A senior Palestinian official said on Wednesday that Israel was trying to undermine the Palestinian Authority (PA) through a decision on Tuesday to freeze temporarily transfers of PA funds after it won membership of the U.N. cultural agency.
The UNESCO vote marked a success for the Palestinians in their broader thrust for recognition as a sovereign state in the U.N. system -- an initiative opposed by Israel and its main ally the United States.
In what the Palestinians saw as a reprisal, Israeli Prime Minister Benjamin Netanyahu's cabinet also decided to accelerate the building of Jewish settlements on land where the PA aims to establish an independent state next to Israel.
"It is very serious. Israel wants to strive to destroy the role of the Palestinian National Authority," Yasser Abed Rabbo, secretary-general of the Palestine Liberation Organization (PLO), told Voice of Palestine radio.
Saeb Erekat, another senior Palestinian official, said in a statement that Israel's latest decisions would "not change our course of action," signaling the Palestinians will push ahead regardless in their U.N. initiative.
A U.S. official, speaking on condition of anonymity, said the United States was expected to say it is "deeply disappointed" by the settlement move.
Netanyahu, in a speech on Wednesday, said construction in Jerusalem -- whose eastern sector Palestinians want for the capital of a future state -- is Israel's "right and obligation." Israel deems all of Jerusalem, including areas taken in a 1967 war, as its capital, a status not recognized internationally.
The revenues Israel has decided to withhold include duties on goods being imported to the Palestinian territories and which amount to around half of the PA's domestic revenue base.
In May, Israel temporarily withheld the revenues in response to a reconciliation pact between Abbas and the Hamas movement, which governs the Gaza Strip and is deeply hostile to Israel.
That suspension meant the PA was unable to pay salaries to its 150,000 employees on time for the first time since 2007. A PA spokesman said salaries for November were paid on Wednesday despite the Israeli decision.
"The (Israeli) decision to deny Palestinians access to their own custom tax revenues is an unlawful punitive measure that Israel has done in the past (2005, 2006, 2007, 2011) and will most likely do again," the PA said in a statement.
While Israel may want to punish the Palestinian Authority for its pursuit of statehood at the United Nations, analysts question whether Israel has any interest in the PA's collapse, not least because of its role in policing the West Bank.
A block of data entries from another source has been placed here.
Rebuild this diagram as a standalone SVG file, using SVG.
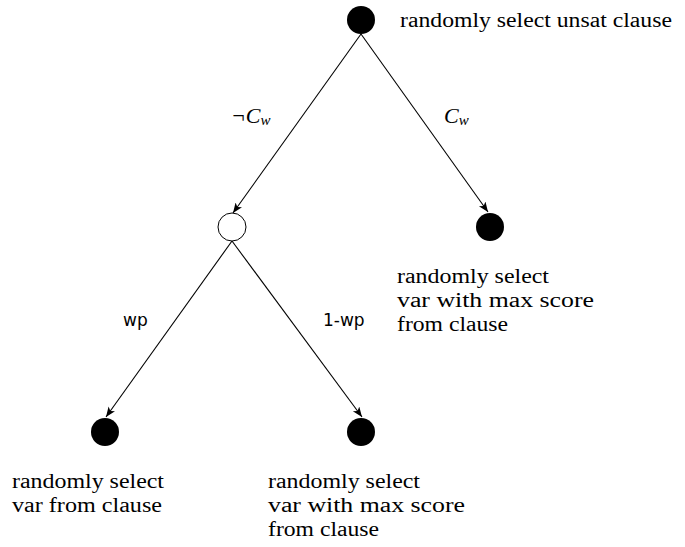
<svg xmlns="http://www.w3.org/2000/svg" width="685" height="547" viewBox="0 0 685 547">
<style>
.t{font-family:"Liberation Serif","DejaVu Serif",serif;font-size:20px;fill:#000}
.m{font-family:"Liberation Serif",serif;font-style:italic;font-size:22px;fill:#000}
.s{font-family:"DejaVu Sans","Liberation Sans",sans-serif;font-size:17px;fill:#000}
.e{stroke:#000;stroke-width:1.1;fill:none;marker-end:url(#a)}
</style>
<defs>
<marker id="a" markerWidth="12" markerHeight="10" refX="10" refY="4" orient="auto" markerUnits="userSpaceOnUse">
<path d="M0,0 L10,4 L0,8 L2.5,4 Z" fill="#000"/>
</marker>
</defs>
<rect width="685" height="547" fill="#fff"/>
<g id="connectors">
<line class="e" x1="361" y1="34" x2="233" y2="213"/>
<line class="e" x1="361" y1="34" x2="488" y2="212"/>
<line class="e" x1="232" y1="241" x2="106" y2="417"/>
<line class="e" x1="232" y1="241" x2="362" y2="417"/>
<text class="m" x="231" y="123">¬C<tspan font-size="15" dy="2">w</tspan></text>
<text class="m" x="444" y="123">C<tspan font-size="15" dy="2">w</tspan></text>
<text class="s" x="123" y="326">wp</text>
<text class="s" x="323" y="326">1-wp</text>
</g>
<g id="n0">
<circle cx="361" cy="20" r="14" fill="#000"/>
<text class="t" x="400" y="27" textLength="272" lengthAdjust="spacingAndGlyphs">randomly select unsat clause</text>
</g>
<g id="n1">
<circle cx="232" cy="227" r="14" fill="#fff" stroke="#000" stroke-width="1"/>
</g>
<g id="n2">
<circle cx="490" cy="227" r="14" fill="#000"/>
<text class="t" x="397" y="283" textLength="152" lengthAdjust="spacingAndGlyphs">randomly select</text>
<text class="t" x="397" y="307" textLength="197" lengthAdjust="spacingAndGlyphs">var with max score</text>
<text class="t" x="397" y="331" textLength="111" lengthAdjust="spacingAndGlyphs">from clause</text>
</g>
<g id="n3">
<circle cx="105" cy="432" r="14" fill="#000"/>
<text class="t" x="12" y="488" textLength="152" lengthAdjust="spacingAndGlyphs">randomly select</text>
<text class="t" x="12" y="512" textLength="150" lengthAdjust="spacingAndGlyphs">var from clause</text>
</g>
<g id="n4">
<circle cx="361" cy="432" r="14" fill="#000"/>
<text class="t" x="268" y="488" textLength="152" lengthAdjust="spacingAndGlyphs">randomly select</text>
<text class="t" x="268" y="512" textLength="197" lengthAdjust="spacingAndGlyphs">var with max score</text>
<text class="t" x="268" y="536" textLength="111" lengthAdjust="spacingAndGlyphs">from clause</text>
</g>
</svg>
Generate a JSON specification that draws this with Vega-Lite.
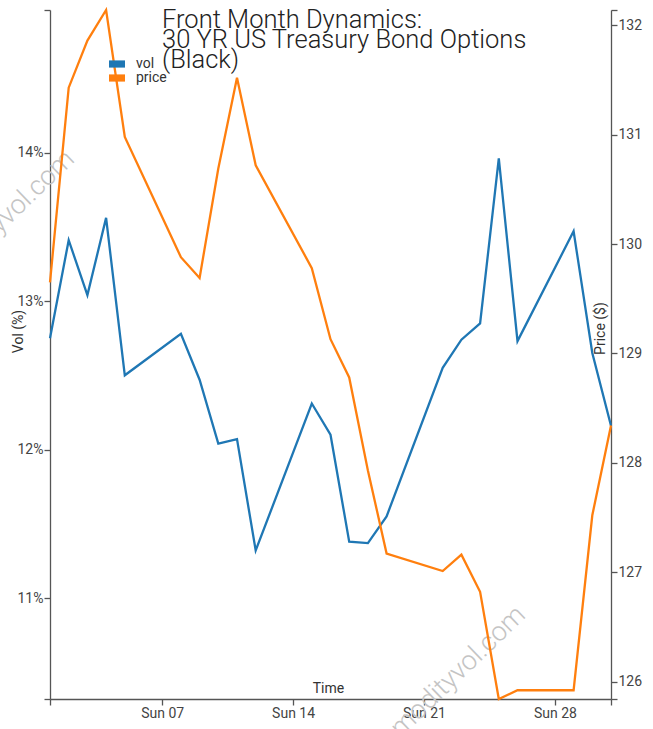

PA security forces currently cooperate with the Israelis.
"This is one point of strength the PA has," said George Giacaman, a political scientist at Birzeit University in the West Bank.
MORIBUND PEACE PROCESS
The Authority was set up in 1994 as a state-in-waiting at the outset of a peace process which the Palestinians hoped would yield their independence in the West Bank, East Jerusalem and the Gaza Strip, which were all captured by Israel in 1967.
That process, if it still exists at all, is in deep crisis. The last round of direct peace talks broke down around a year ago because of a dispute over Israel's expansion of settlements in the West Bank and East Jerusalem -- construction which Abed Rabbo said aimed to kill any chance of Palestinian independence.
Israel said on Tuesday the areas where building would be accelerated would remain in its hands in any future peace deal.
"The Palestinians have no one but themselves to blame for the current impasse in the peace talks that stems directly from their refusal to negotiate peace, from their boycotting the negotiations and from their decision to attack Israel in international fora," Netanyahu spokesman Mark Regev said.
UNESCO was the first U.N. agency to admit the Palestinians as a full member since President Mahmoud Abbas applied for a full seat at the United Nations on September 23.
Israel and the United States both see the Palestinian policy as an attempt to bypass bilateral peace talks. Israel also says that the Palestinians are aiming to delegitimize it.
Palestinian analysts say Abbas' resolve to press ahead has only been hardened by the recent success of his rivals in the Islamist Hamas movement, which last month scored points among Palestinians by brokering a prisoner swap with Israel.
The U.N. Security Council is expected to decide the fate of the Palestinian application for full membership around November 11. Washington has vowed to use its veto if it comes to a vote.
The Palestinians could then ask the General Assembly to upgrade their status to that of "a non-member state," an improvement on their current standing as an "observer entity."
They also have plans to apply for full membership of other U.N. agencies, regardless of the course of events in New York.